[Start of DATASET CONTENT]

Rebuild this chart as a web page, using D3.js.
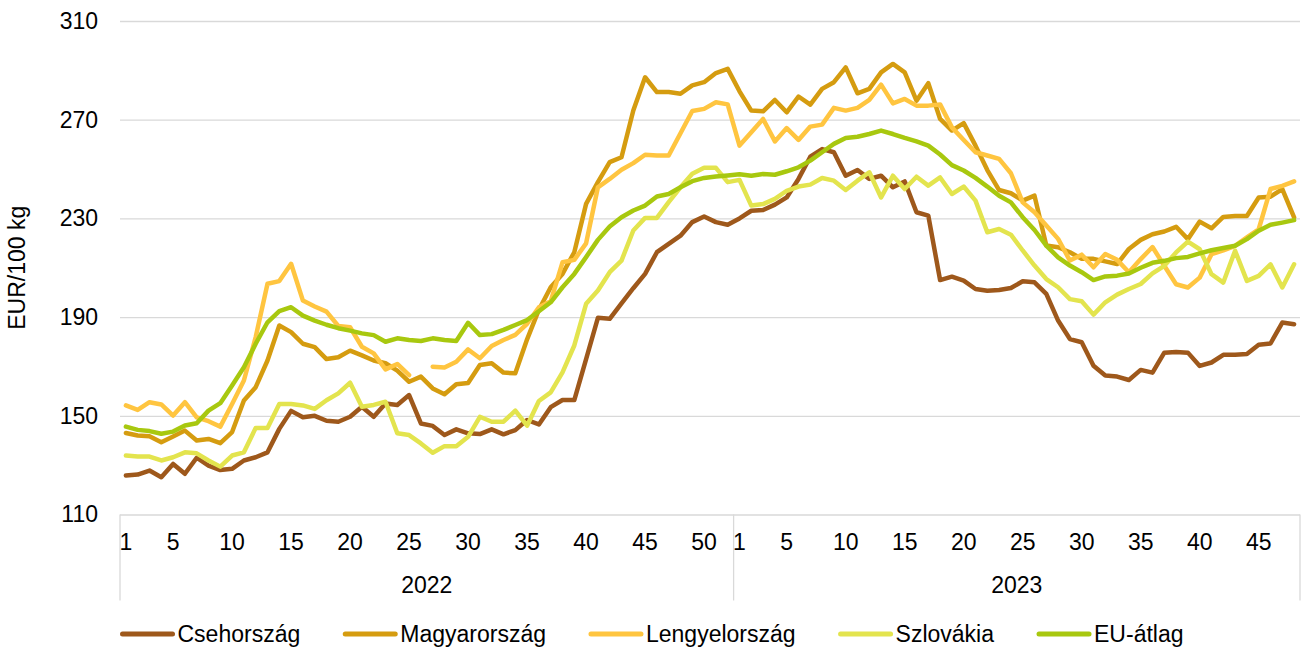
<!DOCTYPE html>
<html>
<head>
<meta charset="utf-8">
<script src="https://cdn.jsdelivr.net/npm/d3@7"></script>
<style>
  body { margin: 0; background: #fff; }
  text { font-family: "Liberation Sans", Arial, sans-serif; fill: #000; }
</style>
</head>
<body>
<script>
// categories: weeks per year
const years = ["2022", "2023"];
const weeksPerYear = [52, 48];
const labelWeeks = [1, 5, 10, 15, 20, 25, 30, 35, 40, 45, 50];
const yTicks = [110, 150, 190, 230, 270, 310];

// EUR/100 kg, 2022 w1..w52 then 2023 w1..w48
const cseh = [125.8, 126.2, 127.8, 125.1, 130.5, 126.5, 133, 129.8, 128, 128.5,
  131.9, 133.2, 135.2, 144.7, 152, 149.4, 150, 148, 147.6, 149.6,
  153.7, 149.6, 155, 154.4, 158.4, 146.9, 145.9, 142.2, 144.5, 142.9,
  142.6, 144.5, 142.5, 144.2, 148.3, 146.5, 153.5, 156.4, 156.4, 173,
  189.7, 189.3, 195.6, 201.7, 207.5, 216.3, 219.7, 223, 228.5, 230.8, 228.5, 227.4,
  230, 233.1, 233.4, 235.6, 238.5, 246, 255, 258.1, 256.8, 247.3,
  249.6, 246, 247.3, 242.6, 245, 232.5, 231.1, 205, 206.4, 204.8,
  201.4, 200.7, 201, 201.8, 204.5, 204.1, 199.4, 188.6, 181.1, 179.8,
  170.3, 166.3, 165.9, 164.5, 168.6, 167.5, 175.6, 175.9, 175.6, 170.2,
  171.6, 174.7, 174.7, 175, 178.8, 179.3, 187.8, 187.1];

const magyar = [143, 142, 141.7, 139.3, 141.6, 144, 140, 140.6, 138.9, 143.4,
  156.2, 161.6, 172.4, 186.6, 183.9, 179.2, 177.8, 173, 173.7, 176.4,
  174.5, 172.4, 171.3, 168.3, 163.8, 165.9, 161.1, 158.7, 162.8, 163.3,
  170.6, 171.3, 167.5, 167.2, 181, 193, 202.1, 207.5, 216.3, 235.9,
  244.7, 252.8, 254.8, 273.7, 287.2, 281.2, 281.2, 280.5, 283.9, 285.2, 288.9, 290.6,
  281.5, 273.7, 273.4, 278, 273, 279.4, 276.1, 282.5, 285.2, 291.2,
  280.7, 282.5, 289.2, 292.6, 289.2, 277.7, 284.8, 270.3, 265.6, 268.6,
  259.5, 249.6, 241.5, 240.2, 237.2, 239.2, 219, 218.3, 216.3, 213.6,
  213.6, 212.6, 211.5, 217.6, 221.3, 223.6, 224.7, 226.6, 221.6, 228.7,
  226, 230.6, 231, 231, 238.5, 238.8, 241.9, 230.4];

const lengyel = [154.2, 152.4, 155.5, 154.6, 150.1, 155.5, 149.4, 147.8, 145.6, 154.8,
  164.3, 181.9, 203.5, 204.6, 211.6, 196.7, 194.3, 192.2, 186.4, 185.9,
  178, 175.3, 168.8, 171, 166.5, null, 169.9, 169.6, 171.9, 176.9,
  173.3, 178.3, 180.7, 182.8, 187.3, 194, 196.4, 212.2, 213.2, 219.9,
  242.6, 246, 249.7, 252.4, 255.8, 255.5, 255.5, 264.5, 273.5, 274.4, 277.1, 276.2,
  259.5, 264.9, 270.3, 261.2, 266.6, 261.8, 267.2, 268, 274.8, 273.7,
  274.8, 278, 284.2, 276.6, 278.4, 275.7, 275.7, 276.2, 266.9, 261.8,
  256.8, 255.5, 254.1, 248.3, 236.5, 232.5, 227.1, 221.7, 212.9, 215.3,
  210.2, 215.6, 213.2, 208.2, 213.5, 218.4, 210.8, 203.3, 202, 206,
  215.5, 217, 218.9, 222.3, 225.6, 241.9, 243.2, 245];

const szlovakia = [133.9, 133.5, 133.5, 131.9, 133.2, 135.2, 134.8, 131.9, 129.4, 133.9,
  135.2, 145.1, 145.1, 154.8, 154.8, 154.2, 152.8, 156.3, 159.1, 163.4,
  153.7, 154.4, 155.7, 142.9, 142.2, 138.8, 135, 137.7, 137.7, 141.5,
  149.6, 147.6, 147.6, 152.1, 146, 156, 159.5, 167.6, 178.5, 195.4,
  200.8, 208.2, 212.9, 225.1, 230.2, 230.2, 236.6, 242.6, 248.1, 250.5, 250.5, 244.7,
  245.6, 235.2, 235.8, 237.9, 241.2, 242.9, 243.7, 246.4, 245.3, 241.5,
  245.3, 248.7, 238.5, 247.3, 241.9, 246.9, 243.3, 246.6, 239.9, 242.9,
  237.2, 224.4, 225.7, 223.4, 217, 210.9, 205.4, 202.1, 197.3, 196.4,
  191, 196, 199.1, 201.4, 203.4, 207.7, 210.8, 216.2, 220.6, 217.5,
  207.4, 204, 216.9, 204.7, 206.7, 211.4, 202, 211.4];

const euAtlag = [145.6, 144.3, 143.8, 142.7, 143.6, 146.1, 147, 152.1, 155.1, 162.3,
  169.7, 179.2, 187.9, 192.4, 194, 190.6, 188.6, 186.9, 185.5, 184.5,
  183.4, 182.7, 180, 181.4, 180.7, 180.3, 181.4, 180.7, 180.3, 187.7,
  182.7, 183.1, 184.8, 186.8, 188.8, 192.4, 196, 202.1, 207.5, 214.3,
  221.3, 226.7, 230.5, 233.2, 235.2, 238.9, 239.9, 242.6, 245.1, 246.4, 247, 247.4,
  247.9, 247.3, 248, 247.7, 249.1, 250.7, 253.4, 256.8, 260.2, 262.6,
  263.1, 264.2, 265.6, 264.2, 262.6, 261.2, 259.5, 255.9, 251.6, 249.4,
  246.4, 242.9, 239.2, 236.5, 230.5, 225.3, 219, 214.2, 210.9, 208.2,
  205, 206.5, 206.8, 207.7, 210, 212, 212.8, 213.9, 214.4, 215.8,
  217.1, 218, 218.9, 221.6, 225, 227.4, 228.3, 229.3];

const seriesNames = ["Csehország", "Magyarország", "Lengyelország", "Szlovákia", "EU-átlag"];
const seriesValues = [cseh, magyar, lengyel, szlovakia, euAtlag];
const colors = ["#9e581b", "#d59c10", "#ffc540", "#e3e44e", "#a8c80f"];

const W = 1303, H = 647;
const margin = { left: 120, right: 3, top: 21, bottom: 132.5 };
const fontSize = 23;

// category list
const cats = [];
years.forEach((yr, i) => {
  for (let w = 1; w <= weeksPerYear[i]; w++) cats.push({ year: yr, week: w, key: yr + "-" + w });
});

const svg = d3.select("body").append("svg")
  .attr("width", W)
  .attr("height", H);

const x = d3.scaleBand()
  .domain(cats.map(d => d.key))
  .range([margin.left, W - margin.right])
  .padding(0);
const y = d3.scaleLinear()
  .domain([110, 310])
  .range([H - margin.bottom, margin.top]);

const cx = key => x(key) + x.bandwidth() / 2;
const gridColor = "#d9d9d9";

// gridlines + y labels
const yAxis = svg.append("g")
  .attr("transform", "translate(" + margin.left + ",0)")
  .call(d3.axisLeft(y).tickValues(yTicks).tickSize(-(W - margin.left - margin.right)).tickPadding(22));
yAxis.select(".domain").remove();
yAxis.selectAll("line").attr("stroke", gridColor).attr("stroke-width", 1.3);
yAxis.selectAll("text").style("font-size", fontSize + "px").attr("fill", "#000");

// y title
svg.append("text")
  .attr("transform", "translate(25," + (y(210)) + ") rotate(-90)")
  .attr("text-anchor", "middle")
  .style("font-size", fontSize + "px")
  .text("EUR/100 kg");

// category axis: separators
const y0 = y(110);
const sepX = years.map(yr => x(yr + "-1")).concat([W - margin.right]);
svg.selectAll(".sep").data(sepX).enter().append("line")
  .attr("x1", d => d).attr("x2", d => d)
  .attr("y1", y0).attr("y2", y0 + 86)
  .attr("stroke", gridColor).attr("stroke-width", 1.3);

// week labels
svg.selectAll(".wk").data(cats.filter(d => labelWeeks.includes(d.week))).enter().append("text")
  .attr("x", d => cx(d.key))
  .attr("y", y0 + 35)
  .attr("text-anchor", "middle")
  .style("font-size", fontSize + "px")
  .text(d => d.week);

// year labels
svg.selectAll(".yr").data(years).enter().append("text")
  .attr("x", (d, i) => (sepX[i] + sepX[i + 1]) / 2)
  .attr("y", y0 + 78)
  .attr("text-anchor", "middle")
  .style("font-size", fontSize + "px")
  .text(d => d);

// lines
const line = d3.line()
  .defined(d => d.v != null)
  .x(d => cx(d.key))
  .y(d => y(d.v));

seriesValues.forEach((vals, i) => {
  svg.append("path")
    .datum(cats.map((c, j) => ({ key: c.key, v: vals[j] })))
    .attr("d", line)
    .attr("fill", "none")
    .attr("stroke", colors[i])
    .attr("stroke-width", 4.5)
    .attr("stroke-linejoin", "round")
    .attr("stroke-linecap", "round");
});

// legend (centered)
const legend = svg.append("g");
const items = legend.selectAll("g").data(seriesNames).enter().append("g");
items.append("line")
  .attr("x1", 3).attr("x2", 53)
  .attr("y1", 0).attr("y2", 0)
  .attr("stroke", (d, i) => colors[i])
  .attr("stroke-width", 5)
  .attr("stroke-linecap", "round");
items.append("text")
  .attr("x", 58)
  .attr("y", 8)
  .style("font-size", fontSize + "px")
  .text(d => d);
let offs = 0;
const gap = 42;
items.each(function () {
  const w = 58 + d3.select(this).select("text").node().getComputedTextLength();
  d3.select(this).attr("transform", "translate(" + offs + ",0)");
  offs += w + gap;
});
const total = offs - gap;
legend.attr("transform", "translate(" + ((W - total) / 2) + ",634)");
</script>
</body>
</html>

[End of DATASET CONTENT]

OBJECTIVE |
Leave out the pictures. Transcribe only the lines above, from the first through the one that contains "const yTicks = [110, 150, 190, 230, 270, 310];".

FULL RESPONSE |
Rebuild this chart as a web page, using D3.js.
<!DOCTYPE html>
<html>
<head>
<meta charset="utf-8">
<script src="https://cdn.jsdelivr.net/npm/d3@7"></script>
<style>
  body { margin: 0; background: #fff; }
  text { font-family: "Liberation Sans", Arial, sans-serif; fill: #000; }
</style>
</head>
<body>
<script>
// categories: weeks per year
const years = ["2022", "2023"];
const weeksPerYear = [52, 48];
const labelWeeks = [1, 5, 10, 15, 20, 25, 30, 35, 40, 45, 50];
const yTicks = [110, 150, 190, 230, 270, 310];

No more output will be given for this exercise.